Bagaimana kita berjalan lagi ketika hampir semua jalan sudah tertutup? Memang, kita bisa membukanya tapi dengan paksaan dan siap saja semuanya akan rusak, kacau. Apa kita bisa menerima keadaan itu?
Kepada kamu yang selalu mencuri rinduku, masih ada sisa-sisa tenaga untuk menahan rasa sakit kehilangan saat keping-keping rindu masih hangat memeluk. Kamu tahu? Semua masih tentangmu. Wajahmu, rambutmu, matamu, hidungmu, bibirmu, senyummu, semua masih tergambar jelas dalam hati ini. Masih sangat jelas, setitikpun tak hilang ataupun suram.
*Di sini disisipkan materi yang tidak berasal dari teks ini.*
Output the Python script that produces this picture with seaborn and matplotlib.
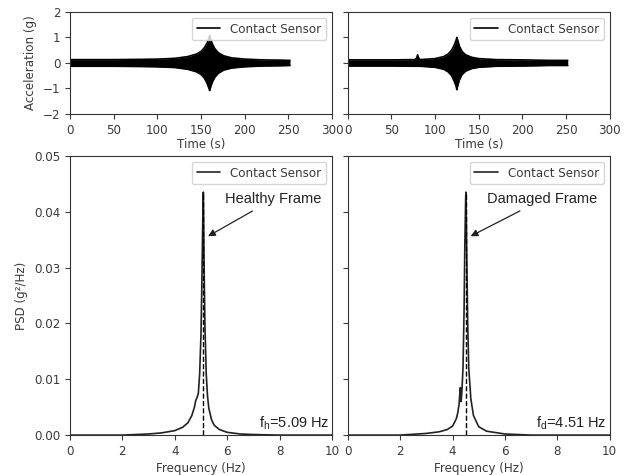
import numpy as np
import pandas as pd
import matplotlib
matplotlib.use("Agg")
import matplotlib.pyplot as plt
import seaborn as sns

# envelope of the acceleration records
t_healthy = [0, 20, 50, 80, 100, 120, 135, 145, 150, 154, 157, 159, 160, 161, 163, 166, 170, 176, 185, 200, 220, 240, 252]
up_healthy = [0.13, 0.13, 0.13, 0.14, 0.15, 0.18, 0.25, 0.35, 0.45, 0.6, 0.78, 0.95, 1.08, 0.95, 0.75, 0.55, 0.4, 0.28, 0.2, 0.15, 0.12, 0.11, 0.1]
lo_healthy = [-0.13, -0.13, -0.13, -0.14, -0.15, -0.18, -0.25, -0.35, -0.45, -0.6, -0.8, -0.98, -1.08, -0.95, -0.75, -0.55, -0.4, -0.28, -0.2, -0.15, -0.12, -0.11, -0.1]

t_damaged = [0, 20, 50, 77, 79, 80, 81, 83, 100, 110, 115, 119, 122, 124, 125, 126, 128, 131, 135, 142, 150, 170, 200, 230, 252]
up_damaged = [0.12, 0.12, 0.12, 0.13, 0.2, 0.32, 0.2, 0.13, 0.17, 0.25, 0.35, 0.5, 0.7, 0.88, 1.0, 0.88, 0.65, 0.45, 0.32, 0.22, 0.17, 0.13, 0.12, 0.1, 0.1]
lo_damaged = [-0.12, -0.12, -0.12, -0.13, -0.13, -0.13, -0.13, -0.13, -0.17, -0.25, -0.35, -0.5, -0.72, -0.9, -1.05, -0.88, -0.65, -0.45, -0.32, -0.22, -0.17, -0.13, -0.12, -0.1, -0.1]

# PSD curves
f_healthy = [0, 1, 2, 3, 3.5, 4, 4.3, 4.5, 4.65, 4.75, 4.8, 4.85, 4.9, 4.95, 5.0, 5.03, 5.06, 5.08, 5.09, 5.1, 5.12, 5.15, 5.2, 5.25, 5.3, 5.4, 5.5, 5.7, 6, 6.5, 7, 8, 10]
psd_healthy = [0, 0, 0, 0.0002, 0.0004, 0.0008, 0.0014, 0.0022, 0.0035, 0.005, 0.0062, 0.0067, 0.0075, 0.011, 0.018, 0.026, 0.036, 0.042, 0.0435, 0.04, 0.03, 0.02, 0.011, 0.007, 0.0048, 0.0028, 0.0018, 0.001, 0.0005, 0.0002, 0.0001, 0, 0]

f_damaged = [0, 2, 3, 3.5, 3.8, 4.0, 4.1, 4.15, 4.2, 4.25, 4.28, 4.3, 4.33, 4.36, 4.4, 4.44, 4.47, 4.5, 4.51, 4.52, 4.55, 4.58, 4.62, 4.7, 4.8, 5.0, 5.3, 6, 7, 10]
psd_damaged = [0, 0, 0.0003, 0.0006, 0.001, 0.0016, 0.0025, 0.003, 0.004, 0.0055, 0.0075, 0.0085, 0.006, 0.008, 0.012, 0.022, 0.034, 0.042, 0.0435, 0.041, 0.03, 0.02, 0.012, 0.0065, 0.0035, 0.0015, 0.0007, 0.0002, 0, 0]

peak_freq = [5.09, 4.51]
peak_psd = [0.0435, 0.0435]
frame_names = ["Healthy Frame", "Damaged Frame"]
freq_labels = [r"f$_\mathrm{h}$=5.09 Hz", r"f$_\mathrm{d}$=4.51 Hz"]

sns.set_style("ticks")
plt.rcParams["font.size"] = 8.6
plt.rcParams["text.color"] = "#3a3a3a"
plt.rcParams["axes.labelcolor"] = "#3a3a3a"
plt.rcParams["xtick.color"] = "#3a3a3a"
plt.rcParams["ytick.color"] = "#3a3a3a"
plt.rcParams["axes.edgecolor"] = "#333333"
plt.rcParams["mathtext.fontset"] = "custom"
plt.rcParams["mathtext.rm"] = "Liberation Sans"

fig = plt.figure(figsize=(6.37, 4.75), dpi=100)
ax_tl = fig.add_axes([0.110, 0.760, 0.411, 0.215])
ax_tr = fig.add_axes([0.546, 0.760, 0.411, 0.215])
ax_bl = fig.add_axes([0.110, 0.084, 0.411, 0.588])
ax_br = fig.add_axes([0.546, 0.084, 0.411, 0.588])

# time histories
for ax, t, up, lo in [(ax_tl, t_healthy, up_healthy, lo_healthy),
                      (ax_tr, t_damaged, up_damaged, lo_damaged)]:
    ax.fill_between(t, lo, up, color="black", lw=0)
    sns.lineplot(x=t, y=up, ax=ax, color="black", lw=1.2, label="Contact Sensor")
    sns.lineplot(x=t, y=lo, ax=ax, color="black", lw=1.2)
    ax.set_xlim(0, 300)
    ax.set_ylim(-2, 2)
    ax.set_xticks([0, 50, 100, 150, 200, 250, 300])
    ax.set_yticks([-2, -1, 0, 1, 2])
    ax.set_xlabel("Time (s)", labelpad=1)
    ax.legend(loc="upper right", fontsize=8.6)
ax_tl.set_ylabel("Acceleration (g)")
ax_tr.set_yticklabels([])

# PSD plots
for i, (ax, f, p) in enumerate([(ax_bl, f_healthy, psd_healthy),
                                (ax_br, f_damaged, psd_damaged)]):
    df = pd.DataFrame({"f": f, "psd": p})
    sns.lineplot(data=df, x="f", y="psd", ax=ax, color="#222222", lw=1.2, label="Contact Sensor")
    ax.vlines(peak_freq[i], 0, peak_psd[i], colors="black", linestyles="--", lw=1.0)
    ax.set_xlim(0, 10)
    ax.set_ylim(0, 0.05)
    ax.set_xticks([0, 2, 4, 6, 8, 10])
    ax.set_yticks([0, 0.01, 0.02, 0.03, 0.04, 0.05])
    ax.set_xlabel("Frequency (Hz)", labelpad=3)
    ax.set_ylabel("")
    ax.legend(loc="upper right", fontsize=8.6)
    ax.annotate(frame_names[i], xy=(peak_freq[i] + 0.18, 0.0356),
                xytext=(peak_freq[i] + 0.82, 0.0422), ha="left", va="center",
                fontsize=10.5, family="Liberation Sans", color="#222222",
                arrowprops=dict(arrowstyle="-|>", color="#222222", lw=0.9, shrinkA=2, shrinkB=0))
    ax.text(0.99, 0.012, freq_labels[i], transform=ax.transAxes, ha="right", va="bottom",
            fontsize=10.5, family="Liberation Sans", color="#222222")
ax_bl.set_ylabel("PSD (g²/Hz)")
ax_bl.set_yticklabels(["0.00", "0.01", "0.02", "0.03", "0.04", "0.05"])
ax_br.set_yticklabels([])

fig.savefig("out.png", dpi=100)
Banyak hati terabaikan demi mempertahankan cinta yang tak direstui oleh sang cinta (mungkin). Tidak! Bukan! Sekalipun aku tak menyalahkan Dia yang memberikan rasa cinta pada kita, bukan juga aku menyesali perasaanku padamu, sama sekali tidak sayang. Aku hanya tidak mengerti, mengapa hadir cinta yang begitu besar kepada dua orang yang memang tidak ditakdirkan bersama? Siapapun tolong beri penjelasan yang sekiranya bisaku mengerti. Karena, rasanya akal sehatku tak berfungsi dengan baik ketika sadar hati dan kenyataan tak pernah sinkron.
Demi Tuhan, alam pun tahu betapa besar cintaku, betapa besar inginku miliki dirimu. Tapi kenyataannya aku harus menepis jauh-jauh perasaanku dan inginku, karena pada akhirnya yang sejati akan dikalahkan oleh keegoisan. Entah itu aku, kamu atau sang cinta yang egois, aku tak paham. Yang jelas sampai detik ini, hanya kamulah satu-satunya yang selalu (bahkan sering) mencuri rindu ini. Seperti saat ini, saat aku menulis ini, ditengah hiruk pikuk suara samping kiri dan kanan, ajaib! Kamu tetap yang menjadi fokus hati dan pikiranku.
Dengan ditemani kopi hitam. Iya, sengaja aku memilih kopi karena hanya kopi yang bisa mengerti dengan perasaanku saat ini. Menggenggam rindu yang dalam pada seseorang yang belum tentu jadi milikmu seutuhnya, itu rasanya seperti kopi ini. Pahit!